_Written exercise_
Write out word for word each line of the records, beginning at the first and stopping after the line with "0.8064, 0.7802], facecolor=bg)". Leave the pictures out.

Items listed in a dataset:
* * * * * * * * *

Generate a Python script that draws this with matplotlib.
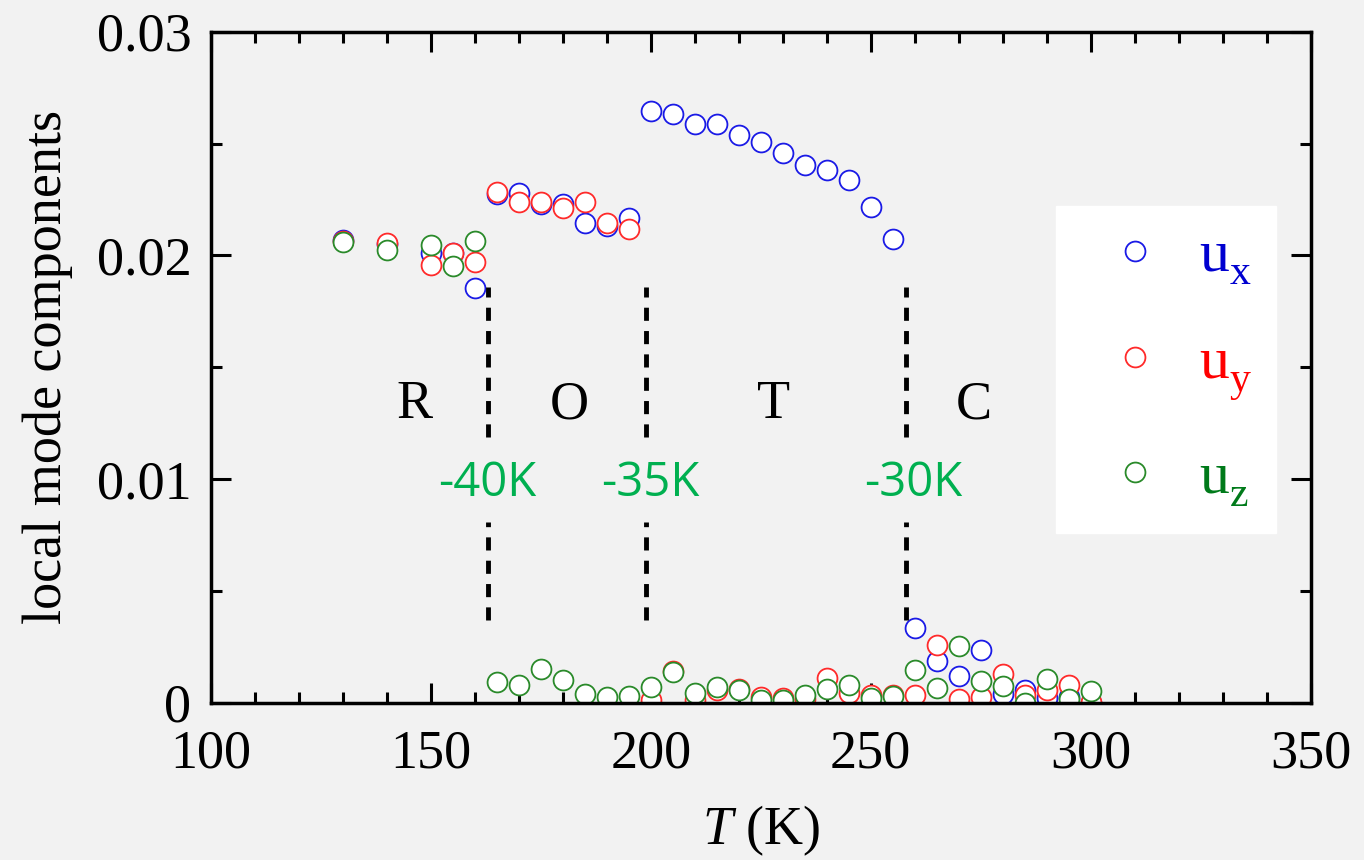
import matplotlib
matplotlib.use("Agg")
import matplotlib.pyplot as plt
from matplotlib.ticker import MultipleLocator

# temperatures (K)
T = [130, 140, 150, 155, 160, 165, 170, 175, 180, 185, 190, 195, 200, 205, 210,
     215, 220, 225, 230, 235, 240, 245, 250, 255, 260, 265, 270, 275, 280, 285,
     290, 295, 300]

ux = [0.0207, 0.0205, 0.0201, 0.0201, 0.01855, 0.02273, 0.02281, 0.02228, 0.02228,
      0.02143, 0.02132, 0.02165, 0.02645, 0.02632, 0.02588, 0.02588, 0.02539,
      0.02507, 0.02460, 0.02402, 0.02381, 0.02337, 0.02215, 0.02073, 0.00333,
      0.00186, 0.00119, 0.00236, 0.00038, 0.00057, 0.0002, 0.00027, 0.0]

uy = [0.02064, 0.02054, 0.01957, 0.02009, 0.01969, 0.02284, 0.02240, 0.02240,
      0.02210, 0.02237, 0.02143, 0.02120, 0.0001, 0.00142, 0.0001, 0.00057,
      0.0006, 0.00025, 0.0002, 0.00015, 0.00109, 0.00042, 0.00034, 0.00034,
      0.00034, 0.00258, 0.00015, 0.00027, 0.00128, 0.00034, 0.00057, 0.00079,
      0.00004]

uz = [0.02061, 0.02024, 0.02046, 0.01953, 0.02064, 0.00094, 0.00079, 0.00151,
      0.00101, 0.00039, 0.00024, 0.00031, 0.00069, 0.00136, 0.00042, 0.00072,
      0.00057, 0.0001, 0.00012, 0.00034, 0.0006, 0.00079, 0.0002, 0.0003,
      0.00146, 0.00067, 0.00255, 0.00097, 0.00075, 0.0, 0.00106, 0.00017,
      0.00054]

# phase boundaries and labels
boundary_T = [163, 199, 258]
boundary_labels = ['-40K', '-35K', '-30K']
boundary_label_T = [162.8, 199.8, 259.6]
phase_names = ['R', 'O', 'T', 'C']
phase_T = [146.4, 181.4, 228.0, 273.5]

plt.rcParams['font.family'] = 'Liberation Serif'
plt.rcParams['mathtext.fontset'] = 'custom'
plt.rcParams['mathtext.rm'] = 'Liberation Serif'
plt.rcParams['mathtext.it'] = 'Liberation Serif:italic'

bg = '#f2f2f2'
fig = plt.figure(figsize=(13.64, 8.6), dpi=100, facecolor=bg)
ax = fig.add_axes([0.1545, 0.1829, 0.8064, 0.7802], facecolor=bg)

series = [(ux, '#1a1ae6', '#0000d0', r'$\mathrm{u}^{}_{\mathrm{x}}$'),
          (uy, '#ff2a2a', '#ff0000', r'$\mathrm{u}^{}_{\mathrm{y}}$'),
          (uz, '#2a8a2a', '#007a1a', r'$\mathrm{u}^{}_{\mathrm{z}}$')]
for vals, c, tc, lbl in series:
    ax.plot(T, vals, linestyle='none', marker='o', ms=14.3, mfc='white',
            mec=c, mew=1.3, label=lbl)

# dashed phase boundaries, broken around the temperature labels
ax.vlines(boundary_T, 0.0119, 0.0186, colors='black', lw=3.5,
          linestyles=(0, (2.7, 2.1)))
ax.vlines(boundary_T, 0.0037, 0.0081, colors='black', lw=3.5,
          linestyles=(0, (2.7, 2.1)))

for x, s in zip(boundary_label_T, boundary_labels):
    ax.text(x, 0.0098, s, color='#00b050', fontsize=34, family='Open Sans',
            ha='center', va='center')
for x, s in zip(phase_T, phase_names):
    ax.text(x, 0.0133, s, fontsize=39, ha='center', va='center')

ax.set_xlim(100, 350)
ax.set_ylim(0, 0.03)
ax.xaxis.set_major_locator(MultipleLocator(50))
ax.xaxis.set_minor_locator(MultipleLocator(10))
ax.yaxis.set_major_locator(MultipleLocator(0.01))
ax.yaxis.set_minor_locator(MultipleLocator(0.005))
ax.yaxis.set_major_formatter(plt.FuncFormatter(lambda v, p: '0' if v == 0 else f'{v:.2f}'))

ax.tick_params(which='both', direction='in', top=True, right=True,
               width=2.2, labelsize=39)
ax.tick_params(which='major', length=14.5)
ax.tick_params(which='minor', length=8)
ax.tick_params(axis='x', pad=19)
ax.tick_params(axis='y', pad=14)
for sp in ax.spines.values():
    sp.set_linewidth(2.5)

ax.set_xlabel(r'$\mathit{T}$ (K)', fontsize=39, labelpad=17)
ax.set_ylabel('local mode components', fontsize=39, labelpad=17)

leg = ax.legend(loc='upper left', bbox_to_anchor=(0.7685, 0.7402), fontsize=43,
                frameon=True, fancybox=False, borderpad=0.4, labelspacing=0.82,
                handlelength=1.85, handletextpad=0.15, borderaxespad=0)
leg.get_frame().set_facecolor('white')
leg.get_frame().set_edgecolor('white')
leg.get_frame().set_alpha(1)
for t, (_, _, tc, _) in zip(leg.get_texts(), series):
    t.set_color(tc)

fig.savefig('out.png', dpi=100, facecolor=bg)
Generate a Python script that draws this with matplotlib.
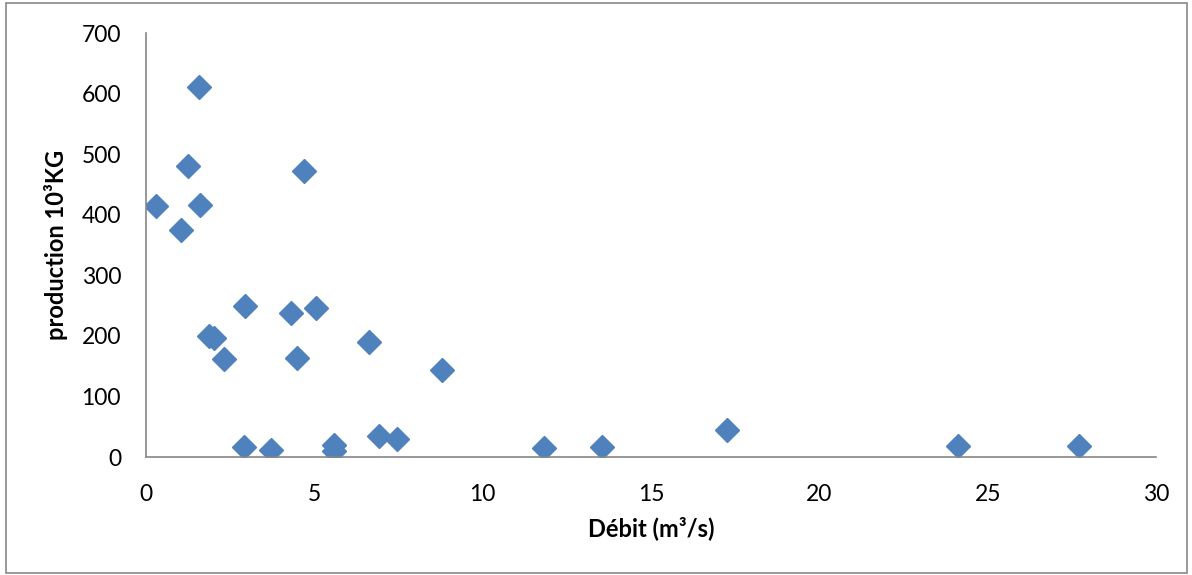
import matplotlib as mpl
mpl.use('Agg')
import matplotlib.pyplot as plt
from matplotlib.patches import Rectangle

plt.rcParams['font.family'] = ['Lato', 'DejaVu Sans']

# debit (m3/s) vs production (10^3 kg)
debit = [0.30, 1.04, 1.25, 1.58, 1.61, 1.87, 2.02, 2.32, 2.94, 2.91,
         3.72, 4.31, 4.49, 4.70, 5.06, 5.59, 5.59, 6.63, 6.93, 7.46,
         8.80, 11.83, 13.55, 17.25, 24.10, 27.70]
production = [414, 375, 480, 611, 416, 200, 196, 162, 249, 16,
              12, 238, 163, 472, 246, 20, 10, 190, 35, 30,
              144, 15, 17, 45, 18, 18]

fig = plt.figure(figsize=(11.92, 5.75), dpi=100)
ax = fig.add_axes([0.1225, 0.2052, 0.8475, 0.7374])

ax.plot(debit, production, linestyle='none', marker='D', markersize=12.5,
        color='#4F81BD', markeredgecolor='#4F81BD')

ax.set_xlim(0, 30)
ax.set_ylim(0, 700)
ax.set_xticks(range(0, 31, 5))
ax.set_yticks(range(0, 701, 100))

for side in ['top', 'right']:
    ax.spines[side].set_visible(False)
for side in ['left', 'bottom']:
    ax.spines[side].set_color('#868686')
    ax.spines[side].set_linewidth(1.2)

ax.tick_params(length=0, labelsize=16.5)
ax.tick_params(axis='x', pad=19.5)
ax.tick_params(axis='y', pad=18)

ax.set_xlabel('Débit (m³/s)', fontsize=17, fontweight='bold', labelpad=8)
ax.set_ylabel('production 10³KG', fontsize=17, fontweight='bold', labelpad=10)

# grey frame around the whole chart
fig.patches.append(Rectangle((0.005, 0.004), 0.991, 0.99, transform=fig.transFigure,
                             fill=False, edgecolor='#888888', linewidth=1.2))

plt.savefig('out.png', dpi=100)
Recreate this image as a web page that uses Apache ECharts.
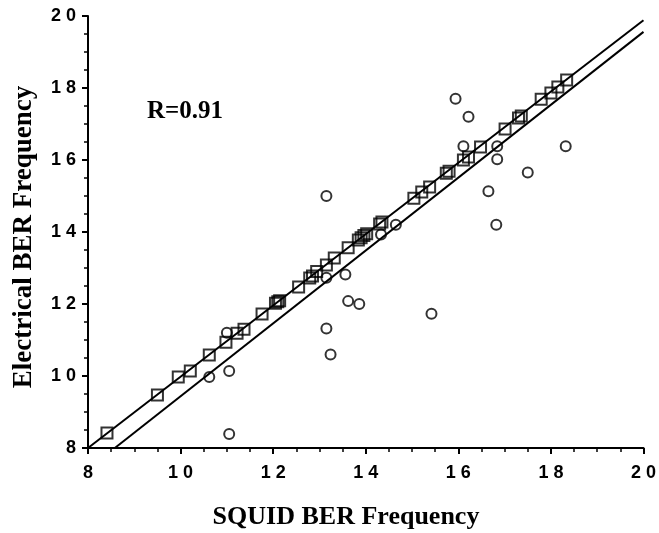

* * * * * * * * *

_Written solution_
Generate a Python script that draws this with matplotlib.
import matplotlib
matplotlib.use("Agg")
import matplotlib.pyplot as plt
from matplotlib.ticker import MultipleLocator

# temperatures (K)
T = [130, 140, 150, 155, 160, 165, 170, 175, 180, 185, 190, 195, 200, 205, 210,
     215, 220, 225, 230, 235, 240, 245, 250, 255, 260, 265, 270, 275, 280, 285,
     290, 295, 300]

ux = [0.0207, 0.0205, 0.0201, 0.0201, 0.01855, 0.02273, 0.02281, 0.02228, 0.02228,
      0.02143, 0.02132, 0.02165, 0.02645, 0.02632, 0.02588, 0.02588, 0.02539,
      0.02507, 0.02460, 0.02402, 0.02381, 0.02337, 0.02215, 0.02073, 0.00333,
      0.00186, 0.00119, 0.00236, 0.00038, 0.00057, 0.0002, 0.00027, 0.0]

uy = [0.02064, 0.02054, 0.01957, 0.02009, 0.01969, 0.02284, 0.02240, 0.02240,
      0.02210, 0.02237, 0.02143, 0.02120, 0.0001, 0.00142, 0.0001, 0.00057,
      0.0006, 0.00025, 0.0002, 0.00015, 0.00109, 0.00042, 0.00034, 0.00034,
      0.00034, 0.00258, 0.00015, 0.00027, 0.00128, 0.00034, 0.00057, 0.00079,
      0.00004]

uz = [0.02061, 0.02024, 0.02046, 0.01953, 0.02064, 0.00094, 0.00079, 0.00151,
      0.00101, 0.00039, 0.00024, 0.00031, 0.00069, 0.00136, 0.00042, 0.00072,
      0.00057, 0.0001, 0.00012, 0.00034, 0.0006, 0.00079, 0.0002, 0.0003,
      0.00146, 0.00067, 0.00255, 0.00097, 0.00075, 0.0, 0.00106, 0.00017,
      0.00054]

# phase boundaries and labels
boundary_T = [163, 199, 258]
boundary_labels = ['-40K', '-35K', '-30K']
boundary_label_T = [162.8, 199.8, 259.6]
phase_names = ['R', 'O', 'T', 'C']
phase_T = [146.4, 181.4, 228.0, 273.5]

plt.rcParams['font.family'] = 'Liberation Serif'
plt.rcParams['mathtext.fontset'] = 'custom'
plt.rcParams['mathtext.rm'] = 'Liberation Serif'
plt.rcParams['mathtext.it'] = 'Liberation Serif:italic'

bg = '#f2f2f2'
fig = plt.figure(figsize=(13.64, 8.6), dpi=100, facecolor=bg)
ax = fig.add_axes([0.1545, 0.1829, 0.8064, 0.7802], facecolor=bg)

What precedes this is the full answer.